A summer-long planet bonanza continues in August with Saturn and Jupiter dominating the southern sky from sunset to dawn.

Only 8 degrees apart — Jupiter in front and brighter — the two planets are at their best for viewing all month; and indeed, they are at their best for all of 2020.

The full moon will stand near both planets on Aug. 1 and 2, and then re-visit them on Aug. 28 and 29 in its waxing gibbous phase.

Those skywatchers with telescopes will get a wealth of details from both Saturn and Jupiter — sights that always draw exclamations of “Wow,” “Oh my God” or “That is not real,” whenever I share my telescope with others.

I think actually seeing planets like this — and these backyard telescope views are not as big or detailed as those we see from major telescopes in books or online — captures our imagination in a special unique way.

I never tire of it.

Meanwhile Mars continues to brighten as it approaches its own close encounter with Earth in October.

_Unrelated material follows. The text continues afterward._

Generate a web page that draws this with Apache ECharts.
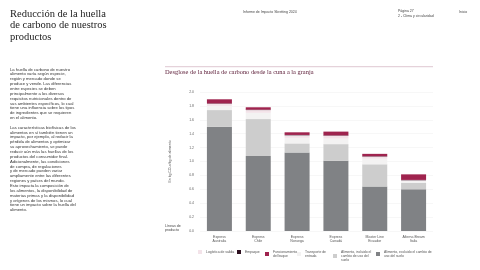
<!DOCTYPE html>
<html lang="es">
<head>
    <meta charset="UTF-8">
    <title>Reducción de la huella de carbono</title>
    <script src="https://cdn.jsdelivr.net/npm/echarts@6/dist/echarts.min.js"></script>
    <style>
        html, body { margin: 0; padding: 0; background: #fff; }
        #chart { width: 480px; height: 270px; }
    </style>
</head>
<body>
<div id="chart"></div>
<script>
    // categorías (líneas de producto)
    const categories = ['Express\nAustralia', 'Express\nChile', 'Express\nNoruega', 'Express\nCanadá', 'Master Line\nEcuador', 'Alterna Bream\nItalia'];

    // valores en kg CO2e/kg de alimento
    const alimentoExcluido = [1.50, 1.08, 1.13, 1.01, 0.64, 0.60];
    const alimentoIncluido = [0.24, 0.53, 0.13, 0.24, 0.32, 0.095];
    const transporteEntrada = [0.06, 0.09, 0.08, 0.08, 0.08, 0.02];
    const logisticaSalida = [0.03, 0.04, 0.037, 0.04, 0.03, 0.015];
    const empaque = [0.005, 0.005, 0.005, 0.005, 0.005, 0.005];
    const funcionamientoBuque = [0.06, 0.035, 0.038, 0.055, 0.035, 0.08];

    const yTicks = [0, 2, 0.2]; // min, max, intervalo

    const seriesDefs = [
        {name: 'Alimento, excluido el cambio de uso del suelo', data: alimentoExcluido, color: '#808285'},
        {name: 'Alimento, incluido el cambio de uso del suelo', data: alimentoIncluido, color: '#cdcdcd'},
        {name: 'Transporte de entrada', data: transporteEntrada, color: '#f3f2f2'},
        {name: 'Logística de salida', data: logisticaSalida, color: '#f3e3e9'},
        {name: 'Empaque', data: empaque, color: '#2e1020'},
        {name: 'Funcionamiento del buque', data: funcionamientoBuque, color: '#9f234e'}
    ];

    // leyenda: nombre de serie, texto mostrado, posición
    const legendItems = [
        ['Logística de salida', 'Logística de salida', 198, 250],
        ['Empaque', 'Empaque', 237, 250],
        ['Funcionamiento del buque', 'Funcionamiento\ndel buque', 265, 250],
        ['Transporte de entrada', 'Transporte de\nentrada', 297, 250],
        ['Alimento, incluido el cambio de uso del suelo', 'Alimento, incluido el\ncambio de uso del\nsuelo', 333, 250],
        ['Alimento, excluido el cambio de uso del suelo', 'Alimento, excluido el cambio de\nuso del suelo', 376, 250]
    ];

    const bodyText = [
        'La huella de carbono de nuestro',
        'alimento varía según especie,',
        'región y mercado donde se',
        'produce y vende. Las diferencias',
        'entre especies se deben',
        'principalmente a los diversos',
        'requisitos nutricionales dentro de',
        'sus ambientes específicos, lo cual',
        'tiene una influencia sobre los tipos',
        'de ingredientes que se requieren',
        'en el alimento.',
        '',
        'Las características biofísicas de los',
        'alimentos en sí también tienen un',
        'impacto, por ejemplo, al reducir la',
        'pérdida de alimentos y optimizar',
        'su aprovechamiento, se puede',
        'reducir aún más las huellas de los',
        'productos del consumidor final.',
        'Adicionalmente, las condiciones',
        'de compra, de regulaciones',
        'y de mercado pueden variar',
        'ampliamente entre las diferentes',
        'regiones y países del mundo.',
        'Esto impacta la composición de',
        'los alimentos, la disponibilidad de',
        'materias primas y la disponibilidad',
        'y orígenes de los mismos, lo cual',
        'tiene un impacto sobre la huella del',
        'alimento.'
    ];

    const chart = echarts.init(document.getElementById('chart'));

    const option = {
        backgroundColor: '#ffffff',
        animation: false,
        grid: {left: 200, right: 47, top: 92, bottom: 39},
        legend: legendItems.map(([name, label, x, y]) => ({
            data: [name],
            left: x,
            top: y,
            padding: 0,
            itemWidth: 4,
            itemHeight: 4,
            itemGap: 2,
            icon: 'rect',
            selectedMode: false,
            formatter: () => label,
            textStyle: {fontSize: 3.4, color: '#555', fontFamily: 'Liberation Sans', lineHeight: 4, padding: [0, 0, 0, -1]}
        })),
        xAxis: {
            type: 'category',
            data: categories,
            axisLine: {show: false},
            axisTick: {show: false},
            axisLabel: {fontSize: 3.5, color: '#555', fontFamily: 'Liberation Sans', lineHeight: 4, margin: 4}
        },
        yAxis: {
            type: 'value',
            min: yTicks[0],
            max: yTicks[1],
            interval: yTicks[2],
            name: 'En kg CO₂e/kg de alimento',
            nameLocation: 'middle',
            nameRotate: 90,
            nameGap: 28,
            nameTextStyle: {fontSize: 3.5, color: '#555', fontFamily: 'Liberation Sans'},
            axisLine: {show: false},
            axisTick: {show: false},
            axisLabel: {fontSize: 3.5, color: '#666', fontFamily: 'Liberation Sans', margin: 6,
                formatter: v => v.toFixed(1)},
            splitLine: {lineStyle: {color: '#eeeeee', width: 0.5}}
        },
        series: seriesDefs.map(s => ({
            name: s.name,
            type: 'bar',
            stack: 'total',
            data: s.data,
            barWidth: 25,
            itemStyle: {color: s.color},
            emphasis: {disabled: true}
        })),
        graphic: [
            {type: 'text', left: 10, top: 8, style: {
                text: 'Reducción de la huella\nde carbono de nuestros\nproductos',
                font: '10.5px "Liberation Serif"', lineHeight: 11.7, fill: '#222'}},
            {type: 'text', left: 10, top: 67, style: {
                text: bodyText.join('\n'),
                font: '4.2px "Liberation Sans"', lineHeight: 4.85, fill: '#333'}},
            {type: 'text', left: 243, top: 9.8, style: {
                text: 'Informe de Impacto Skretting 2024',
                font: '3.5px "Liberation Sans"', fill: '#444'}},
            {type: 'text', left: 398, top: 8.8, style: {
                text: 'Página 27\n2 - Clima y circularidad',
                font: '3.5px "Liberation Sans"', lineHeight: 4.6, fill: '#444'}},
            {type: 'text', left: 459, top: 9.8, style: {
                text: 'Inicio',
                font: '3.5px "Liberation Sans"', fill: '#444'}},
            {type: 'line', shape: {x1: 165, y1: 66.7, x2: 433, y2: 66.7},
                style: {stroke: '#c9a2b2', lineWidth: 0.6}},
            {type: 'text', left: 165, top: 69.5, style: {
                text: 'Desglose de la huella de carbono desde la cuna a la granja',
                font: '6.4px "Liberation Serif"', fill: '#5b1b36'}},
            {type: 'text', left: 165, top: 224, style: {
                text: 'Líneas de\nproducto',
                font: '3.6px "Liberation Sans"', lineHeight: 4.2, fill: '#444'}}
        ]
    };

    chart.setOption(option);
</script>
</body>
</html>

This month the red planet rises just before midnight on Aug. 1 and by 10 p.m. at month’s end.

Mars brightens considerably too. The best time to observe Mars this month is around 4 a.m., when it is at its highest in our southern skies.

Mars will be at its peak viewing time from October to mid-December.

On Aug. 9, look for the waning gibbous moon just below Mars in the pre-dawn southern sky.

Venus is also brilliant in the east pre-dawn sky all month, appearing among the stars we normally see during winter evenings, that is Taurus, Orion and Gemini.

On Aug. 15, the waning crescent moon may be seen just a bit below Venus, making a beautiful morning sight of the two brightest sky objects we can see after the sun.

The famous Perseid meteor shower peaks Aug. 12 with best viewing being in the pre-dawn north-eastern skies. This year the last quarter Moon may hinder the fainter meteors, but the brighter ones should not be effected.

Bright Perseids often leave persistent glowing trails across the sky. Meteors hit our atmosphere at 36 miles per second and burn up by friction in fiery bursts of light.

The Perseid meteors are the debris left over by Comet 109P Swift-Tuttle, which completes a sun orbit once every 133 years.